PhD student, University of Vermont

Follow me on Twitter

View My GitHub Profile

Home | Contact

Fuzzy Geocoding on Tweets

From a Friday afternoon project on geocoding Twitter-user bios. The methods/results aren’t nearly ready for prime time but I wanted to reflect on the process.

Geocoded tweets per state over 2012 population Fig. 1: Tweets per state (determined by fuzzy geocoding) over state population (2012 Census).

When analyzing social media data we often want to add a geographic element to the activities. This is often challenging due to data availability and user practices surrounding location disclosure. Here I run over some preliminary results from my first experience with fuzzy-string geocoding on the location string in Twitter user bios.

There are a couple ways to go about gettiing geographic data for Twitter. When looking at Tweets, the easiest case is obviously when the user enables geolocation and precise(ish) coordinates are available for the activity. This has its limitations, especially in more recent years (~2015+) where changes to Twitter defaults have left very few accounts with geolocation enabled (there are also concerns about the types of accounts likely to enable this feature). At one point I found less than 1% of tweets in our random 10% sample had precise geolocation information available.

There have been other approaches proposed such as looking at the content of tweets to infer location. Others have used methods that propagate location information across the social network in order to fill in missing geographic data [1].

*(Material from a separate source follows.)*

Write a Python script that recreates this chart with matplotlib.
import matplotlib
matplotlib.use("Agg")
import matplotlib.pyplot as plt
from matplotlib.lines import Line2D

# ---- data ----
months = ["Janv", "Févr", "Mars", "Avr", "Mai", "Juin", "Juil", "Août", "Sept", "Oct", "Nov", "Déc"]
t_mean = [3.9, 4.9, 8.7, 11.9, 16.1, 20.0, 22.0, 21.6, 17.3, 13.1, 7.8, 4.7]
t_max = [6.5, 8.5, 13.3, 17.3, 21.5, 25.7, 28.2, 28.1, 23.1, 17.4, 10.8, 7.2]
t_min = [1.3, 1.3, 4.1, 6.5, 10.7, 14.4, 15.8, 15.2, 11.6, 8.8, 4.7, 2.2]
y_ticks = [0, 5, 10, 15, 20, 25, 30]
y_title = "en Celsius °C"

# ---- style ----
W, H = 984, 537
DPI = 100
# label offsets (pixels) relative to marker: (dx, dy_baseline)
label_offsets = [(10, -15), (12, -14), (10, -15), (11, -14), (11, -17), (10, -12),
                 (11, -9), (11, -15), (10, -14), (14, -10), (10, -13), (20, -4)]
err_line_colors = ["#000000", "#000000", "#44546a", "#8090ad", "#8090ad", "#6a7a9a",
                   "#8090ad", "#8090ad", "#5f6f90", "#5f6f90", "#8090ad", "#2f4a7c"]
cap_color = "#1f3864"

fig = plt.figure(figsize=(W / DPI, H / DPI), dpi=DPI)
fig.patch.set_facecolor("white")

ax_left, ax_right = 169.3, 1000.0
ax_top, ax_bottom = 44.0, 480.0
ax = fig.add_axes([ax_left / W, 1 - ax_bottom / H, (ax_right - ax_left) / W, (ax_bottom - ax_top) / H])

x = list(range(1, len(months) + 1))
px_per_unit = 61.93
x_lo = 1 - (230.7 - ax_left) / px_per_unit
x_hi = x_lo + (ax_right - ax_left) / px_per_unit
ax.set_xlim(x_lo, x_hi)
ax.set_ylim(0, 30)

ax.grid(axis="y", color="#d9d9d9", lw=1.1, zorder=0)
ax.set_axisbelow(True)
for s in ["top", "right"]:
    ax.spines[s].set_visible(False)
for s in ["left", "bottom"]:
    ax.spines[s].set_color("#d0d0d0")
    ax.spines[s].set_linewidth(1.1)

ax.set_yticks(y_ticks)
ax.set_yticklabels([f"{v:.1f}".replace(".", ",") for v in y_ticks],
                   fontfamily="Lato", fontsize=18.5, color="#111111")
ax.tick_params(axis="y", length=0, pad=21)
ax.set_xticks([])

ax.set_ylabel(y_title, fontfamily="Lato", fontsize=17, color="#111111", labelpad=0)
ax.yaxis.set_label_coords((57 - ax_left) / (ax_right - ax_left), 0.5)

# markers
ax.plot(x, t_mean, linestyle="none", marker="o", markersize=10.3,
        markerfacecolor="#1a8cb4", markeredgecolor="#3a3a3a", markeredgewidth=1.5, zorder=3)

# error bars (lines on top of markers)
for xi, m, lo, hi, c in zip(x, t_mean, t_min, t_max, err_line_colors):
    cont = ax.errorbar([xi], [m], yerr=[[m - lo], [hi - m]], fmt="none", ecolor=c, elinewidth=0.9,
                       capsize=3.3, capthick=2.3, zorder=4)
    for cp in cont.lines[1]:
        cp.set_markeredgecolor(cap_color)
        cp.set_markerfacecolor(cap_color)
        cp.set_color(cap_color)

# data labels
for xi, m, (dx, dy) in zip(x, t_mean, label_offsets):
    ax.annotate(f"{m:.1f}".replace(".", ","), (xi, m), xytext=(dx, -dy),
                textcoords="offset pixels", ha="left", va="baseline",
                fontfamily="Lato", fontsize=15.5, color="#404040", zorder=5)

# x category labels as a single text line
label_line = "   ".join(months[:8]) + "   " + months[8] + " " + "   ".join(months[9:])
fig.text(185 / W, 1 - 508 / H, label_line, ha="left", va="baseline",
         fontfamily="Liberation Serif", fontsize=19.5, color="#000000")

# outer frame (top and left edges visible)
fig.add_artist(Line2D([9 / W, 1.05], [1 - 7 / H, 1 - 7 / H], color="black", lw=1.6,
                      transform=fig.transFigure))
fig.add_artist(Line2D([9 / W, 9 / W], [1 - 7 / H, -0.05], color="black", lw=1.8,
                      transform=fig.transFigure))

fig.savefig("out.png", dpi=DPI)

Another approach involves fuzzy string matching in order to geocode the location string in user bios. For this work I was focused on the US, although I don’t filter the tweets (by language, etc.) before geocoding. Some colleagues had used the python library uszipcode[2] with varying degrees of success for specific projects, and I was curious what would happen if we ran a broader sample from our 10% historical Twitter feed through the fuzzy geocoding process. The library provides a convenient search engine for matching strings for cities and states with agaisnt known regions. Using regular expressions I extracted location strings from user bios that roughly fit templates such as city, state, city, state, country, etc.

I cross-referenced the results of the geocoding with data from the 2012 US Census to get a sense where our method was under or overcounting, at least relative to known state populations. Of course, comparing Twitter users (even if the geocoding was perfectly accurate) to state population is a bit of funny comparison to make, but it was largely meant as a reference point.

Fig. 2: Comparison of geocoded US Twitter bio locations with 2012 US Census.

After filtering out creative uses of emoji and tuning the regular expression, the pipeline produces results that in some cases match what we’d expect based on state population data, and in others is clearly off. For instance, California has both the largest tweeting population (by our measure) and is the most populous state. Indiana on the other hand is really hitting above its weight when to comes to tweeting population—I determined this was because the geocoding library incorrectly coded strings related to India to Indiana, leading to significant inflation of the results for the state. Washington, DC is a special case where geocoding seems to be somewhat unstable, but there may also be a disproportionate number if users setting the district as their location given its large political crowd and high number of commuters from surrounding states.

References

[1] https://ojs.aaai.org/index.php/ICWSM/article/view/14399

[2] https://uszipcode.readthedocs.io/